Merlyn Joseph may not be a household name.
But she should be.
The Newcastle-based nurse spent two months last year displaying her skills on board of a Mercy Ship called “Africa Mercy” off the West Coast of Africa (see video).
Miss Joseph then shared some of her experiences as the guest speaker for the Singleton Anglican Church group before 100 captivated listeners on Friday night.
“I’m really blown away by those who were also able to share their stories in Singleton as well; they were all truly amazing to meet tonight,” Miss Joseph told the Singleton Argus.
Mercy Ships has worked in more than 70 countries since 1978, providing services valued at more than $1.53 billion with more than 2.71 million direct beneficiaries.

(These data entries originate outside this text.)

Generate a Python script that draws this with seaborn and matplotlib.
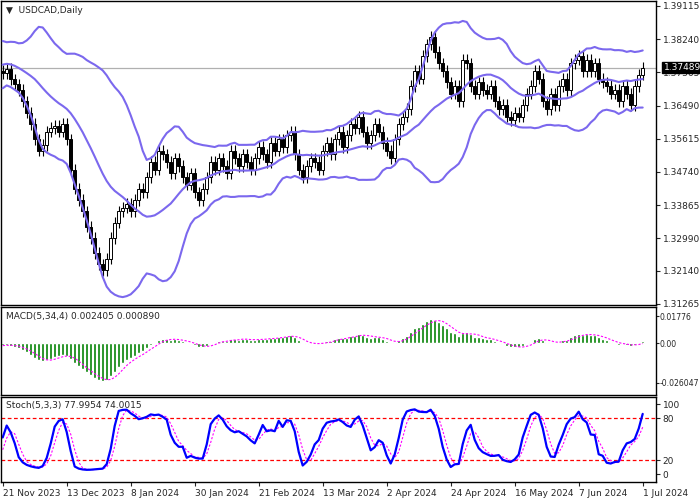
import numpy as np
import pandas as pd
import seaborn as sns
from matplotlib import pyplot as plt

# closes before the visible window (warm-up for the indicators)
pre_close = [1.3680, 1.3700, 1.3730, 1.3750, 1.3780, 1.3800, 1.3830, 1.3850, 1.3860, 1.3870,
             1.3840, 1.3820, 1.3800, 1.3760, 1.3720, 1.3700, 1.3750, 1.3780, 1.3800, 1.3790,
             1.3770, 1.3750, 1.3730, 1.3760, 1.3790, 1.3810, 1.3800, 1.3780, 1.3750, 1.3740,
             1.3720, 1.3710, 1.3730, 1.3740]

# visible daily closes, 21 Nov 2023 .. 2 Jul 2024
close = [1.3735, 1.3745, 1.3718, 1.3705, 1.3690, 1.3660, 1.3630, 1.3600, 1.3560, 1.3530,
         1.3545, 1.3580, 1.3590, 1.3595, 1.3580, 1.3600, 1.3560, 1.3480, 1.3430, 1.3400,
         1.3370, 1.3330, 1.3300, 1.3260, 1.3230, 1.3215, 1.3245, 1.3300, 1.3340, 1.3370,
         1.3380, 1.3390, 1.3370, 1.3400, 1.3430, 1.3420, 1.3460, 1.3500, 1.3480, 1.3530,
         1.3520, 1.3500, 1.3470, 1.3510, 1.3490, 1.3460, 1.3440, 1.3470, 1.3420, 1.3400,
         1.3430, 1.3460, 1.3500, 1.3480, 1.3510, 1.3490, 1.3470, 1.3530, 1.3510, 1.3490,
         1.3520, 1.3500, 1.3480, 1.3510, 1.3540, 1.3520, 1.3500, 1.3550, 1.3530, 1.3560,
         1.3540, 1.3570, 1.3580, 1.3520, 1.3480, 1.3460, 1.3490, 1.3510, 1.3500, 1.3480,
         1.3530, 1.3550, 1.3520, 1.3560, 1.3580, 1.3540, 1.3570, 1.3600, 1.3590, 1.3620,
         1.3580, 1.3550, 1.3570, 1.3600, 1.3580, 1.3550, 1.3530, 1.3510, 1.3560, 1.3600,
         1.3620, 1.3640, 1.3700, 1.3740, 1.3720, 1.3780, 1.3810, 1.3830, 1.3790, 1.3760,
         1.3740, 1.3710, 1.3680, 1.3700, 1.3660, 1.3770, 1.3760, 1.3700, 1.3680, 1.3710,
         1.3690, 1.3680, 1.3700, 1.3660, 1.3640, 1.3650, 1.3620, 1.3610, 1.3630, 1.3620,
         1.3650, 1.3680, 1.3700, 1.3740, 1.3720, 1.3660, 1.3640, 1.3680, 1.3650, 1.3700,
         1.3720, 1.3690, 1.3760, 1.3770, 1.3780, 1.3740, 1.3770, 1.3740, 1.3760, 1.3720,
         1.3710, 1.3700, 1.3680, 1.3690, 1.3660, 1.3700, 1.3680, 1.3650, 1.3700, 1.3730,
         1.3749]

date_labels = ['21 Nov 2023', '13 Dec 2023', '8 Jan 2024', '30 Jan 2024', '21 Feb 2024',
               '13 Mar 2024', '2 Apr 2024', '24 Apr 2024', '16 May 2024', '7 Jun 2024', '1 Jul 2024']
price_ticks = [1.39115, 1.38240, 1.37365, 1.36490, 1.35615, 1.34740, 1.33865, 1.32990, 1.32140, 1.31265]
macd_ticks = [0.01776, 0.0, -0.026047]
macd_tick_labels = ['0.01776', '0.00', '-0.026047']
stoch_ticks = [100, 80, 20, 0]
last_price = 1.37489

# ---- indicators from the price series ----
allc = pd.Series(pre_close + close)
opens = allc.shift(1).fillna(allc.iloc[0])
wick = 0.0015
highs = np.maximum(opens, allc) + wick
lows = np.minimum(opens, allc) - wick

mid = allc.rolling(20).mean()
sd = allc.rolling(20).std(ddof=0)
upper, lower = mid + 2 * sd, mid - 2 * sd

macd = allc.ewm(span=5, adjust=False).mean() - allc.ewm(span=34, adjust=False).mean()
signal = macd.rolling(4).mean()

hh = highs.rolling(5).max()
ll = lows.rolling(5).min()
k = 100 * (allc - ll).rolling(3).sum() / (hh - ll).rolling(3).sum()
d = k.rolling(3).mean()

n0 = len(pre_close)
idx = np.arange(len(close))
df = pd.DataFrame({
    'i': idx,
    'open': opens.values[n0:], 'close': allc.values[n0:],
    'high': highs.values[n0:], 'low': lows.values[n0:],
    'mid': mid.values[n0:], 'upper': upper.values[n0:], 'lower': lower.values[n0:],
    'macd': macd.values[n0:], 'signal': signal.values[n0:],
    'k': k.values[n0:], 'd': d.values[n0:],
})

sns.set_style('white')
plt.rcParams['font.family'] = ['DejaVu Sans']

fig = plt.figure(figsize=(7, 5), dpi=100)
W = 655 / 700
ax1 = fig.add_axes([0.001, 1 - 305 / 500, W, 304 / 500])
ax2 = fig.add_axes([0.001, 1 - 395 / 500, W, 88 / 500])
ax3 = fig.add_axes([0.001, 1 - 482 / 500, W, 85 / 500])
xlim = (-0.5, 163.25)

# ---- price panel ----
up = df['close'] >= df['open']
ax1.vlines(df['i'], df['low'], df['high'], color='black', lw=0.8, zorder=2)
ax1.bar(df['i'][up], (df['close'] - df['open'])[up].clip(lower=0.0002), bottom=df['open'][up],
        width=0.8, color='white', edgecolor='black', lw=0.7, zorder=3)
ax1.bar(df['i'][~up], (df['open'] - df['close'])[~up].clip(lower=0.0002), bottom=df['close'][~up],
        width=0.8, color='black', edgecolor='black', lw=0.7, zorder=3)
for col in ['upper', 'mid', 'lower']:
    sns.lineplot(data=df, x='i', y=col, ax=ax1, color='#7b68ee', lw=1.5, zorder=4)
ax1.axhline(last_price, color='#b0b0b0', lw=0.9, zorder=1)
ax1.set_ylim(1.31231, 1.39246)
ax1.set_yticks(price_ticks)
ax1.set_yticklabels([f'{t:.5f}' for t in price_ticks])
ax1.text(0.008, 0.985, '\u25BC  USDCAD,Daily', transform=ax1.transAxes, fontsize=6.5, va='top')
ax1.text(1.012, last_price, f'{last_price:.5f}', transform=ax1.get_yaxis_transform(), fontsize=6.5,
         color='white', va='center', bbox=dict(facecolor='black', edgecolor='black', pad=1.0))

# ---- MACD panel ----
ax2.bar(df['i'], df['macd'], width=0.8, color='#008000', zorder=2)
sns.lineplot(data=df, x='i', y='signal', ax=ax2, color='#ff00ff', lw=0.8, linestyle=(0, (2, 1.5)), zorder=3)
ax2.set_ylim(-0.0342, 0.0237)
ax2.set_yticks(macd_ticks)
ax2.set_yticklabels(macd_tick_labels)
ax2.text(0.008, 0.94, 'MACD(5,34,4) 0.002405 0.000890', transform=ax2.transAxes, fontsize=6.5, va='top')

# ---- Stochastic panel ----
ax3.axhline(80, color='red', lw=0.9, linestyle=(0, (3, 2)))
ax3.axhline(20, color='red', lw=0.9, linestyle=(0, (3, 2)))
sns.lineplot(data=df, x='i', y='d', ax=ax3, color='#ff00ff', lw=0.8, linestyle=(0, (2, 1.5)))
sns.lineplot(data=df, x='i', y='k', ax=ax3, color='#0000ff', lw=1.6)
ax3.set_ylim(-11.4, 110)
ax3.set_yticks(stoch_ticks)
ax3.text(0.008, 0.95, 'Stoch(5,3,3) 77.9954 74.0015', transform=ax3.transAxes, fontsize=6.5, va='top')
ax3.set_xticks(np.arange(0, 161, 16))
ax3.set_xticklabels(date_labels, ha='left')

for ax in (ax1, ax2, ax3):
    ax.set_xlim(*xlim)
    ax.set_xlabel('')
    ax.set_ylabel('')
    ax.yaxis.tick_right()
    ax.tick_params(axis='y', labelsize=6.5, length=3, pad=2, right=True)
    for s in ax.spines.values():
        s.set_color('black')
        s.set_linewidth(1)
    if ax is not ax3:
        ax.set_xticks([])
ax2.tick_params(axis='y', labelsize=5.6, length=2, pad=1)
ax3.tick_params(axis='x', labelsize=6.5, length=3, pad=2, bottom=True)

fig.savefig('out.png', dpi=100)
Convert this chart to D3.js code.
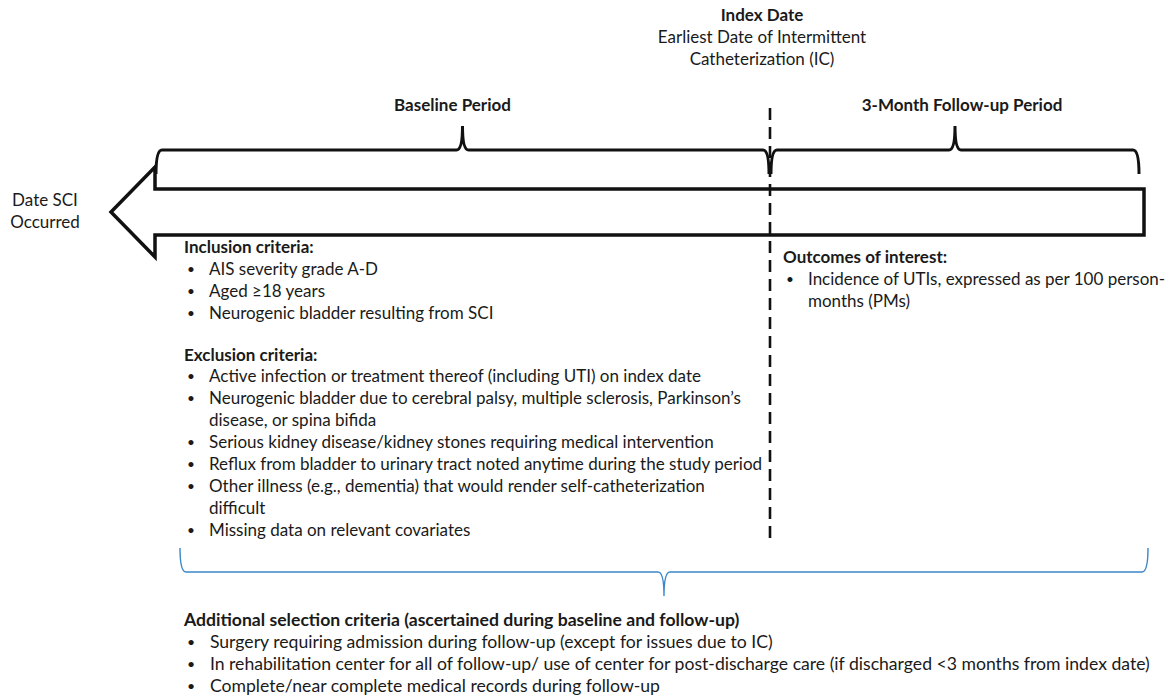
<!DOCTYPE html>
<html>
<head>
<meta charset="utf-8">
<script src="https://cdn.jsdelivr.net/npm/d3@7"></script>
<style>
  body { margin: 0; background: #fff; }
  svg text { font-family: Lato, 'Open Sans', sans-serif; fill: #1a1a1a; }
</style>
</head>
<body>
<div id="chart"></div>
<script>
// Header texts
const indexTitle = 'Index Date';
const indexSubtitle = ['Earliest Date of Intermittent', 'Catheterization (IC)'];
const sciLabel = ['Date SCI', 'Occurred'];

// Periods on the timeline (0 = SCI, 1 = index date, 2 = end of follow-up)
const periods = [
  { name: 'Baseline Period', start: 0, end: 1 },
  { name: '3-Month Follow-up Period', start: 1, end: 2 },
];

const inclusionTitle = 'Inclusion criteria:';
const inclusionItems = [
  ['AIS severity grade A-D'],
  ['Aged \u226518 years'],
  ['Neurogenic bladder resulting from SCI'],
];

const exclusionTitle = 'Exclusion criteria:';
const exclusionItems = [
  ['Active infection or treatment thereof (including UTI) on index date'],
  ['Neurogenic bladder due to cerebral palsy, multiple sclerosis, Parkinson\u2019s', 'disease, or spina bifida'],
  ['Serious kidney disease/kidney stones requiring medical intervention'],
  ['Reflux from bladder to urinary tract noted anytime during the study period'],
  ['Other illness (e.g., dementia) that would render self-catheterization', 'difficult'],
  ['Missing data on relevant covariates'],
];

const outcomesTitle = 'Outcomes of interest:';
const outcomesItems = [
  ['Incidence of UTIs, expressed as per 100 person-', 'months (PMs)'],
];

const additionalTitle = 'Additional selection criteria (ascertained during baseline and follow-up)';
const additionalItems = [
  ['Surgery requiring admission during follow-up (except for issues due to IC)'],
  ['In rehabilitation center for all of follow-up/ use of center for post-discharge care (if discharged <3 months from index date)'],
  ['Complete/near complete medical records during follow-up'],
];

const width = 1166;
const height = 697;
const lineH = 21.9;
const fontSize = 17;

const svg = d3.select('#chart')
  .append('svg')
  .attr('width', width)
  .attr('height', height);

// Timeline scale: piecewise so index date sits where it is in the figure
const tx = d3.scaleLinear().domain([0, 1, 2]).range([155, 770, 1140]);

// Horizontal brace, ends bend by `depth` (positive: ends go down, tip goes up)
function bracePath(x1, x2, y, depth) {
  const mid = (x1 + x2) / 2;
  const r = 6;
  const p = d3.path();
  p.moveTo(x1, y + depth);
  p.quadraticCurveTo(x1, y, x1 + r, y);
  p.lineTo(mid - r, y);
  p.quadraticCurveTo(mid, y, mid, y - depth);
  p.quadraticCurveTo(mid, y, mid + r, y);
  p.lineTo(x2 - r, y);
  p.quadraticCurveTo(x2, y, x2, y + depth);
  return p.toString();
}

// Big arrow pointing back to SCI date
const arrowTop = 189;
const arrowBottom = 235;
const headTip = 111;
const headSpread = 22;
const arrowPts = [
  [tx(2) + 4, arrowTop],
  [tx(0), arrowTop],
  [tx(0), arrowTop - headSpread],
  [headTip, (arrowTop + arrowBottom) / 2],
  [tx(0), arrowBottom + headSpread],
  [tx(0), arrowBottom],
  [tx(2) + 4, arrowBottom],
];
svg.append('path')
  .attr('d', d3.line()(arrowPts) + 'Z')
  .attr('fill', '#fff')
  .attr('stroke', '#111')
  .attr('stroke-width', 3.5)
  .attr('stroke-linejoin', 'miter');

// Period braces and labels
svg.selectAll('.brace')
  .data(periods)
  .enter()
  .append('path')
  .attr('class', 'brace')
  .attr('d', (d) => bracePath(tx(d.start) + 1, tx(d.end) - 1, 150, 24))
  .attr('fill', 'none')
  .attr('stroke', '#111')
  .attr('stroke-width', 3);

// labels sit slightly off the brace tips in the source
svg.selectAll('.period-label')
  .data(periods)
  .enter()
  .append('text')
  .attr('class', 'period-label')
  .attr('x', (d, i) => (tx(d.start) + tx(d.end)) / 2 + (i ? 7 : -10))
  .attr('y', 111)
  .attr('text-anchor', 'middle')
  .style('font-size', `${fontSize}px`)
  .style('font-weight', 700)
  .text((d) => d.name);

// Index date dashed line
svg.append('line')
  .attr('x1', tx(1))
  .attr('x2', tx(1))
  .attr('y1', 108)
  .attr('y2', 541)
  .attr('stroke', '#111')
  .attr('stroke-width', 2.6)
  .attr('stroke-dasharray', '12,7');

// Index date header
svg.append('text')
  .attr('x', tx(1) - 8)
  .attr('y', 21)
  .attr('text-anchor', 'middle')
  .style('font-size', `${fontSize}px`)
  .style('font-weight', 700)
  .text(indexTitle);

svg.selectAll('.index-sub')
  .data(indexSubtitle)
  .enter()
  .append('text')
  .attr('class', 'index-sub')
  .attr('x', tx(1) - 8)
  .attr('y', (d, i) => 43 + i * lineH)
  .attr('text-anchor', 'middle')
  .style('font-size', `${fontSize}px`)
  .text((d) => d);

// SCI label
svg.selectAll('.sci')
  .data(sciLabel)
  .enter()
  .append('text')
  .attr('class', 'sci')
  .attr('x', 45)
  .attr('y', (d, i) => 206 + i * lineH)
  .attr('text-anchor', 'middle')
  .style('font-size', `${fontSize}px`)
  .text((d) => d);

// Draws a bold title followed by bulleted items, returns the y after the block
function bulletBlock(g, x, y, title, items) {
  g.append('text')
    .attr('x', x)
    .attr('y', y)
    .style('font-size', `${fontSize}px`)
    .style('font-weight', 700)
    .text(title);
  let row = 1;
  items.forEach((lines) => {
    g.append('text')
      .attr('x', x + 3)
      .attr('y', y + row * lineH - 1)
      .style('font-size', `${fontSize * 0.8}px`)
      .text('\u2022');
    lines.forEach((line) => {
      g.append('text')
        .attr('x', x + 25)
        .attr('y', y + row * lineH)
        .style('font-size', `${fontSize}px`)
        .text(line);
      row += 1;
    });
  });
  return y + row * lineH;
}

const left = svg.append('g');
const afterIncl = bulletBlock(left, 184, 253, inclusionTitle, inclusionItems);
bulletBlock(left, 184, afterIncl + lineH - 2, exclusionTitle, exclusionItems);

bulletBlock(svg.append('g'), 783, 263, outcomesTitle, outcomesItems);

// Blue brace grouping baseline and follow-up
svg.append('path')
  .attr('d', bracePath(180, 1148, 572, -24))
  .attr('fill', 'none')
  .attr('stroke', '#3b86c8')
  .attr('stroke-width', 1.4);

// Additional criteria, fitted to the width the source uses
const bottom = svg.append('g');
bulletBlock(bottom, 184, 626, additionalTitle, additionalItems);
const longest = d3.max(bottom.selectAll('text').nodes(), (n) => n.getComputedTextLength());
const squeeze = (1150 - 209) / longest;
bottom.attr('transform', `translate(${184 * (1 - squeeze)},0) scale(${squeeze},1)`);
</script>
</body>
</html>
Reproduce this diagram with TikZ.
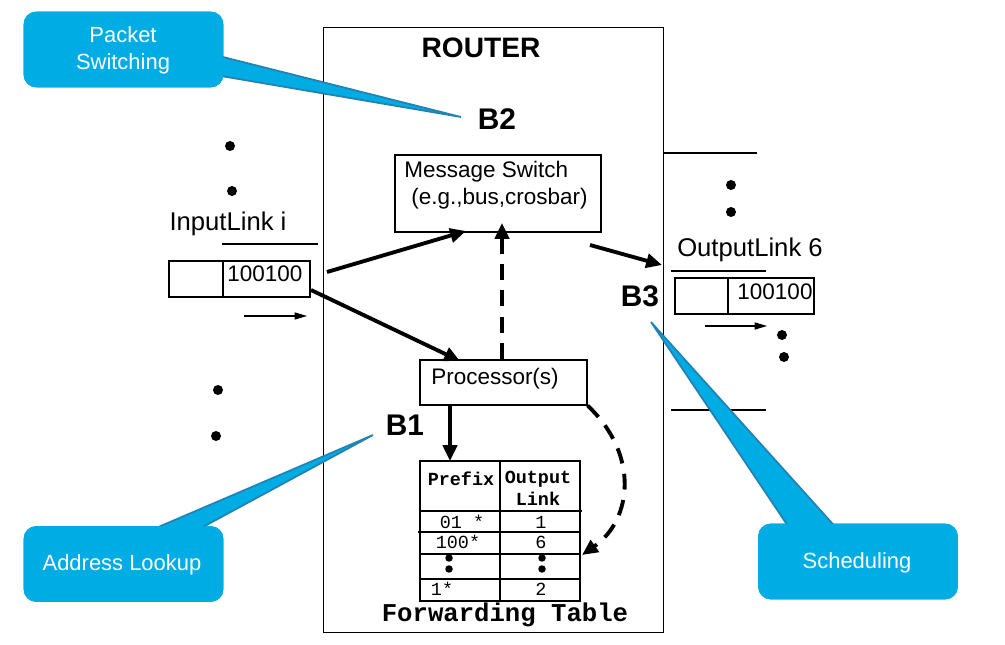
\documentclass[tikz,border=0pt]{standalone}
\usepackage{fontspec}
\setmainfont{Liberation Sans}
\newfontfamily\monofont{Liberation Mono}
\usetikzlibrary{arrows.meta}
\definecolor{calloutfill}{RGB}{0,172,228}
\definecolor{calloutline}{RGB}{35,130,180}

\begin{document}
\begin{tikzpicture}[x=0.02cm, y=-0.02cm,
    box/.style={draw, line width=0.6pt, inner sep=0pt},
    txt/.style={font=\fontsize{12.8}{15}\selectfont, inner sep=0pt},
    big/.style={font=\fontsize{14.6}{17}\selectfont, inner sep=0pt},
    blk/.style={font=\bfseries\fontsize{17}{20}\selectfont, inner sep=0pt},
    tbl/.style={font=\monofont\fontsize{10.5}{12}\selectfont, inner sep=0pt},
    tblb/.style={font=\monofont\bfseries\fontsize{10.5}{12.5}\selectfont, inner sep=0pt, align=center},
    dot/.style={circle, fill, inner sep=0pt, minimum size=0.2cm},
    sdot/.style={circle, fill, inner sep=0pt, minimum size=0.15cm},
    fat/.style={line width=2.2pt, -{Triangle[length=9pt,width=8pt]}},
    fatdash/.style={fat, dash pattern=on 9pt off 6pt},
    thin/.style={line width=0.6pt, -{Triangle[length=7pt,width=4pt]}},
    callout/.style={fill=calloutfill, draw=calloutline, line width=1pt},
    callbox/.style={callout, rounded corners=7pt, minimum width=3.96cm, minimum height=1.48cm},
    calltxt/.style={text=white, font=\fontsize{12.5}{15.3}\selectfont, align=center, inner sep=0pt}]

    \useasboundingbox (0,0) rectangle (1005,645);

    \node[box, minimum width=6.82cm, minimum height=12.12cm] (router) at (493.5,330) {};
    \node[font=\bfseries\fontsize{16}{19}\selectfont, inner sep=0pt] (title) at (481,48) {ROUTER};
    \node[blk] (b2) at (497,119) {B2};
    \node[blk] (b1) at (405,425) {B1};
    \node[blk] (b3) at (640,296) {B3};

    \node[box, minimum width=4.12cm, minimum height=1.54cm] (sw) at (498,193.5) {};
    \node[txt, anchor=west] (swtxt) at (404,172) {Message Switch};
    \node[txt, anchor=west] (swsub) at (411,199) {(e.g.,bus,crosbar)};
    \node[box, minimum width=3.34cm, minimum height=0.9cm] (proc) at (503.5,382.5) {};
    \node[txt] (proctxt) at (495,379) {Processor(s)};

    \draw[line width=0.6pt] (420,461) rectangle (580,601);
    \draw[line width=0.6pt] (500,461) -- (500,601);
    \draw[line width=0.6pt] (420,511) -- (582,511);
    \draw[line width=0.6pt] (418,532) -- (580,532);
    \draw[line width=0.6pt] (420,554) -- (580,554);
    \draw[line width=0.6pt] (420,579) -- (580,579);
    \node[tblb] (hpre) at (461,479) {Prefix};
    \node[tblb] (hout) at (538,488) {Output\\Link};
    \node[tbl] (p1) at (462,522) {01 *};
    \node[tbl] (p2) at (458,542) {100*};
    \node[tbl] (p3) at (442,589) {1*};
    \node[tbl] (o1) at (541,522) {1};
    \node[tbl] (o2) at (541,542) {6};
    \node[tbl] (o3) at (541,589) {2};
    \node[sdot] (td1) at (449,558) {};
    \node[sdot] (td2) at (449,569) {};
    \node[sdot] (td3) at (542,558) {};
    \node[sdot] (td4) at (542,569) {};
    \node[font=\monofont\bfseries\fontsize{14.6}{17}\selectfont, inner sep=0pt] (ftab) at (505,615) {Forwarding Table};
    \coordinate (tabtop) at (450,461);
    \coordinate (tabin) at (582,555);

    \node[dot] (id1) at (230,146) {};
    \node[dot] (id2) at (232,191) {};
    \node[dot] (id3) at (218,390) {};
    \node[dot] (id4) at (216,436) {};
    \node[big] (inlbl) at (228,224) {InputLink i};
    \draw[line width=0.6pt] (222,244) -- (318,244);
    \node[box, minimum width=2.82cm, minimum height=0.72cm] (inbuf) at (239.5,279) {};
    \draw[line width=0.6pt] (223,261) -- (223,297);
    \node[txt] (inbits) at (265,274) {100100};
    \coordinate (inA) at (244,316);
    \coordinate (inB) at (307,316);
    \draw[thin] (inA) -- (inB);

    \draw[line width=0.6pt] (664,153) -- (757,153);
    \node[dot] (od1) at (731,185) {};
    \node[dot] (od2) at (731,212) {};
    \node[big] (outlbl) at (750,250) {OutputLink 6};
    \draw[line width=0.6pt] (671,271) -- (766,271);
    \node[box, minimum width=2.78cm, minimum height=0.72cm] (outbuf) at (744.5,296) {};
    \draw[line width=0.6pt] (728,278) -- (728,314);
    \node[txt] (outbits) at (775,292) {100100};
    \coordinate (outA) at (705,326);
    \coordinate (outB) at (767,326);
    \draw[thin] (outA) -- (outB);
    \node[dot] (od3) at (782,335) {};
    \node[dot] (od4) at (784,357) {};
    \draw[line width=0.6pt] (671,410) -- (766,410);

    \coordinate (in1) at (327,272);
    \coordinate (in2) at (311,290);
    \coordinate (swin) at (466,231);
    \coordinate (procin) at (460,361);
    \coordinate (procup) at (502,359);
    \coordinate (swup) at (502,223);
    \coordinate (swout) at (590,245);
    \coordinate (outend) at (662,265);
    \coordinate (procdn) at (450,405);
    \draw[fat] (in1) -- (swin);
    \draw[fat] (in2) -- (procin);
    \draw[fatdash] (procup) -- (swup);
    \draw[fat] (swout) -- (outend);
    \draw[fat] (procdn) -- (tabtop);
    \draw[fatdash] (proc.south east) .. controls (640,455) and (632,520) .. (tabin);

    \node[callbox] (pkt) at (123.5,49.5) {};
    \coordinate (pktA) at (215,55);
    \coordinate (pktB) at (215,75);
    \coordinate (pktTip) at (461,117);
    \draw[callout] (pktA) -- (pktTip) -- (pktB);
    \fill[calloutfill, rounded corners=7pt] (pkt.south west) rectangle (pkt.north east);
    \node[calltxt] (pkttxt) at (123,50) {Packet\\Switching};

    \node[callbox] (addr) at (123.5,564) {};
    \coordinate (addrA) at (142,534);
    \coordinate (addrB) at (190,534);
    \coordinate (addrTip) at (373,435);
    \draw[callout] (addrA) -- (addrTip) -- (addrB);
    \fill[calloutfill, rounded corners=7pt] (addr.south west) rectangle (addr.north east);
    \node[calltxt] (addrtxt) at (122,565) {Address Lookup};

    \node[callbox] (sched) at (858,561.5) {};
    \coordinate (schedA) at (792,532);
    \coordinate (schedB) at (840,532);
    \coordinate (schedTip) at (651,322);
    \draw[callout] (schedA) -- (schedTip) -- (schedB);
    \fill[calloutfill, rounded corners=7pt] (sched.south west) rectangle (sched.north east);
    \node[calltxt] (schedtxt) at (857,563) {Scheduling};
\end{tikzpicture}
\end{document}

“Mercy Ships have been a part of my life for the past seven years from the first concept of wanting to volunteer,” she added.
“I was approved to take part by the end of 2013 and was ready to go ahead however my father passed away in 2014 so I was unable to pursue the role then.”
Thankfully, she was finally able to call one of these floating hospitals home in 2017.
Her 16,500 ton Africa Mercy was docked off the Beninese port city of Cotonou (population of 679,012).
“Specialist surgeons were able to fly in and out to the ship after a week while nurses like myself had to be on board for the compulsory minimum eight weeks,” she explained.
When she shed light on her some of her patients, their deformities and, in some cases, the ostracisation from their African communities; some Singleton locals gasped with despair.
The presentation proved informative nonetheless when delving from general medical and dental procedures to the specifics of Maxillofacial and Ophthalmis surgeries.
Prior to her well documented experience last year the guest speaker had also served on mission trips in Mozambique, India, Cuba and Mexico.
And such was the Hunter Hospital nurse’s modesty that she failed to inform the crowd of her expertise in urology, cardio-thoracic, infection control, gerontology including dementia, depression (and mental health), endocrinology, palliative care, infectious diseases, midwifery and management.
“(As for the next generation of Mercy Ship nurses) I’d say just be kind and thoughtful and considerate to anyone whether they are family members or work colleagues,” she said.
“When you get the opportunity to serve on the ship it’s a great opportunity you’re never going to regret it.”
While continuing as a ward nurse at Newcastle’s John Hunter hospital the Indian born role model now looks to return to Africa.
“It looks like Senegal this time,” she added.